A second party, however, finally persuaded orthodox opinion to amplify itself in one important respect. As has already been said, the Third Men were prone to phases of preoccupation with the ancient craving for personal immortality. This craving had often been strong among the First Men; and even the Second Men, in spite of their great gift of detachment, had sometimes allowed their admiration for human personality to persuade them that souls must live for ever. The short-lived and untheoretical Third Men, with their passion for living things of all kinds, and all the diversity of vital behaviour, conceived immortality in a variety of manners. In their final culture they imagined that at death all living things whom the Life God approved passed into another world, much like the familiar world, but happier.
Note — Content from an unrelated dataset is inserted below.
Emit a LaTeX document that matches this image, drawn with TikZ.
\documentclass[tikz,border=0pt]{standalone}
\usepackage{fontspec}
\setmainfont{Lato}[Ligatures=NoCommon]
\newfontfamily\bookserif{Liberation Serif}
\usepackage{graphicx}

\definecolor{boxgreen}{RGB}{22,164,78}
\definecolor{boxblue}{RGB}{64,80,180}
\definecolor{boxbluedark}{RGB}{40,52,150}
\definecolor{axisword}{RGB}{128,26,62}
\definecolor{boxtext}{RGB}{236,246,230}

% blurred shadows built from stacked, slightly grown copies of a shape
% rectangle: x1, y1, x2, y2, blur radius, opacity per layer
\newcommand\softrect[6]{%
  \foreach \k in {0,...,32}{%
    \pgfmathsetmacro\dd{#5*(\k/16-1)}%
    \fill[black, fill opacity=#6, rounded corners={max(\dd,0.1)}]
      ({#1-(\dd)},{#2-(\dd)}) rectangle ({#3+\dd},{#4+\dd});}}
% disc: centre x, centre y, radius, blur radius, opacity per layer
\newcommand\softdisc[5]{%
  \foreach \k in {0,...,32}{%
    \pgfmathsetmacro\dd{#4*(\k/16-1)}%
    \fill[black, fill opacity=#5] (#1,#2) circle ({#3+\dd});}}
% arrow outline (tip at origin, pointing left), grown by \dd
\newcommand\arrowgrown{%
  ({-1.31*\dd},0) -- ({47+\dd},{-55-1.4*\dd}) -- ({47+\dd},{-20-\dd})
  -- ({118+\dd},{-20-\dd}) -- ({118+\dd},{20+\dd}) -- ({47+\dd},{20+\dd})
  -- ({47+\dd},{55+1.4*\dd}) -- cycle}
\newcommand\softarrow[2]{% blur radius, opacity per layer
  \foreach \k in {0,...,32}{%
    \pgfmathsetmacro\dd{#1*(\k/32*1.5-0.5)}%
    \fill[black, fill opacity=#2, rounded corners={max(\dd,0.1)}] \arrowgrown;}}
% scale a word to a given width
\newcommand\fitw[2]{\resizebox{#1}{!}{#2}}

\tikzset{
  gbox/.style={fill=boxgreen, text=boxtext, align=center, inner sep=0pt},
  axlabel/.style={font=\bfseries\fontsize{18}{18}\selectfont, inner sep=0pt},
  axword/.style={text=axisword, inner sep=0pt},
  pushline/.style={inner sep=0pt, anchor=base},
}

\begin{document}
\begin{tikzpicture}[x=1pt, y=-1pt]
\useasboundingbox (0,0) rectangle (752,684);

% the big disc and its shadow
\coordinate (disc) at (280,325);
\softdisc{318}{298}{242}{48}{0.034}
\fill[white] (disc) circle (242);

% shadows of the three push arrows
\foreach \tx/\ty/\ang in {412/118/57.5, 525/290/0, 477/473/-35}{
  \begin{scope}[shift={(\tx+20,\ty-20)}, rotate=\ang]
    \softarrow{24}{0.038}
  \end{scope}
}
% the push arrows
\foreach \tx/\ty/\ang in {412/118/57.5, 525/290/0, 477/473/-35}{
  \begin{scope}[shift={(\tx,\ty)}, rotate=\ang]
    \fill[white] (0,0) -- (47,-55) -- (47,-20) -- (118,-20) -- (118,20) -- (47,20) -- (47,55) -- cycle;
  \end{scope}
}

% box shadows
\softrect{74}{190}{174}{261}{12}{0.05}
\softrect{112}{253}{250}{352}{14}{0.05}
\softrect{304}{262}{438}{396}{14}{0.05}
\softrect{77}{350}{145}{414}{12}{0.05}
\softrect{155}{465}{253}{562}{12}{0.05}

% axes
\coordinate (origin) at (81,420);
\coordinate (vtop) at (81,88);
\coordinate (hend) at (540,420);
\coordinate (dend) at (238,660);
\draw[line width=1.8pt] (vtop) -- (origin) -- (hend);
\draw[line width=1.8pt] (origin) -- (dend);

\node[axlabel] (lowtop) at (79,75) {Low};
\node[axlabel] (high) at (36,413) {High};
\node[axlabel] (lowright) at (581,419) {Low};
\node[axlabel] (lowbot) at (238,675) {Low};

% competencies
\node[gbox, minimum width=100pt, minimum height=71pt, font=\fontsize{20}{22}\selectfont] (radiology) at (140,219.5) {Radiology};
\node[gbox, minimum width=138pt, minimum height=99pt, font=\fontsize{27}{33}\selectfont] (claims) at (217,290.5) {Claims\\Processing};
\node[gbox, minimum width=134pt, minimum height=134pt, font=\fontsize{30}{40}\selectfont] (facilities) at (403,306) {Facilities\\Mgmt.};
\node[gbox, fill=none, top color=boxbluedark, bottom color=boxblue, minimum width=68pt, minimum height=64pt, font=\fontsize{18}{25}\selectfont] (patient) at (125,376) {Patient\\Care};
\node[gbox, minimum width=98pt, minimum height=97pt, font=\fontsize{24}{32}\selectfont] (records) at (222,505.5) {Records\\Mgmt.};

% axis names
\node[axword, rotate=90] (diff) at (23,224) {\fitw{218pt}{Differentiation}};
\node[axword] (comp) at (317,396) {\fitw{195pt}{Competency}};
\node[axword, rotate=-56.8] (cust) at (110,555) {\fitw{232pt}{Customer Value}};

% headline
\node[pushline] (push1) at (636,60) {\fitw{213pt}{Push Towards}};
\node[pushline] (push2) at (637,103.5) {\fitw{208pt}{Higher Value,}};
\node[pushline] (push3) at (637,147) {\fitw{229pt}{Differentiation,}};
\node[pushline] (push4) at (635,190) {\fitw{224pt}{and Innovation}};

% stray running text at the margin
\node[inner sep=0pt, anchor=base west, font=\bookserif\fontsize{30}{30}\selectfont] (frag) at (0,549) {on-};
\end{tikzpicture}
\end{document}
There they were said to live in the presence of the deity, serving him in untrammelled vital creativeness of sundry kinds.
Now it was believed that communication might occur between the two worlds, and that the highest type of terrestrial life was that which communicated most effectively, and further that the time had now arrived for much fuller revelation of the life to come. It was therefore proposed to breed highly specialized communicants whose office should be to guide this world by means of advice from the other. As among the First Men, this communication with the unseen world was believed to take place in the mediumistic trance. The new enterprise, then, was to breed extremely sensitive mediums, and to increase the mediumistic powers of the average individual.
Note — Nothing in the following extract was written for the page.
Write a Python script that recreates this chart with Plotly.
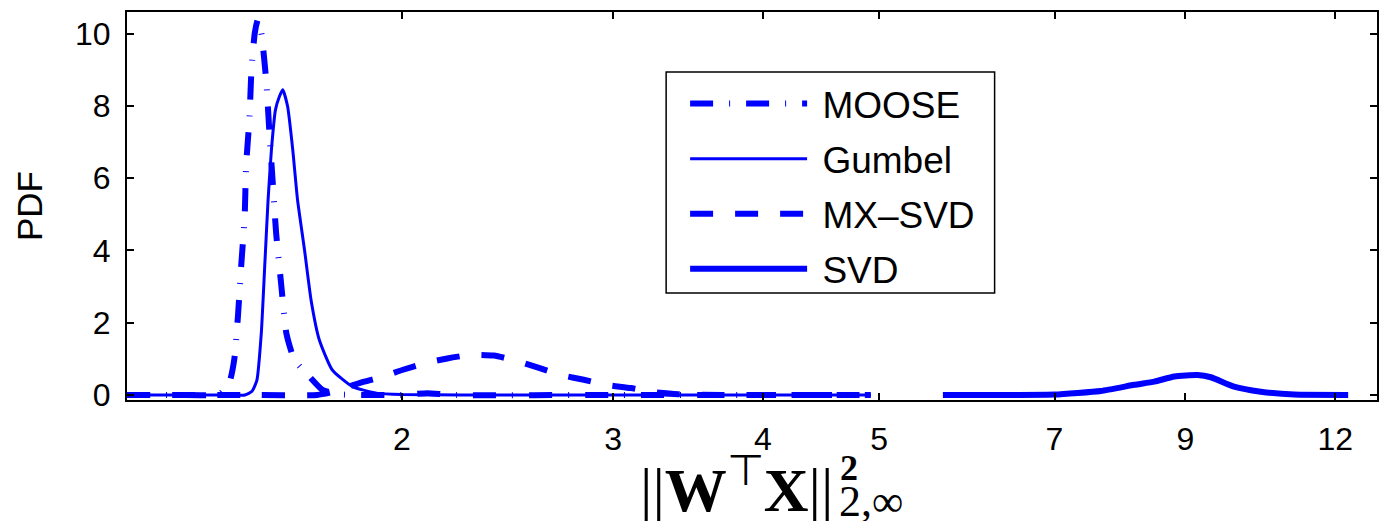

There was yet another party, whose aim was very different. Man, they said, is a very noble organism. We have dealt with other organisms so as to enhance in each its noblest attributes. It is time to do the same with man. What is most distinctive in man is intelligent manipulation, brain and hand. Now hand is really outclassed by modern mechanisms, but brain will never be outclassed. Therefore we must breed strictly for brain, for intelligent co-ordination of behaviour. All the organic functions which can be performed by machinery, must be relegated to machinery, so that the whole vitality of the organism may be devoted to brain-building and brain-working. We must produce an organism which shall be no mere bundle of relics left over from its primitive ancestors and precariously ruled by a glimmer of intelligence. We must produce a man who is nothing but man. When we have done this we can, if we like, ask him to find out the truth about immortality. And also, we can safely surrender to him the control of all human affairs.
The governing caste were strongly opposed to this policy. They declared that, if it succeeded, it would only produce a most inharmonious being whose nature would violate all the principles of vital aesthetics. Man, they said, was essentially an animal, though uniquely gifted. His whole nature must be developed, not one faculty at the expense of others. In arguing thus, they were probably influenced partly by the fear of losing their authority; but their arguments were cogent, and the majority of the community agreed with them. Nevertheless a small group of the governors themselves were determined to carry through the enterprise in secret.
There was no need of secrecy in breeding communicants. The world state encouraged this policy and even set up institutions for its pursuit.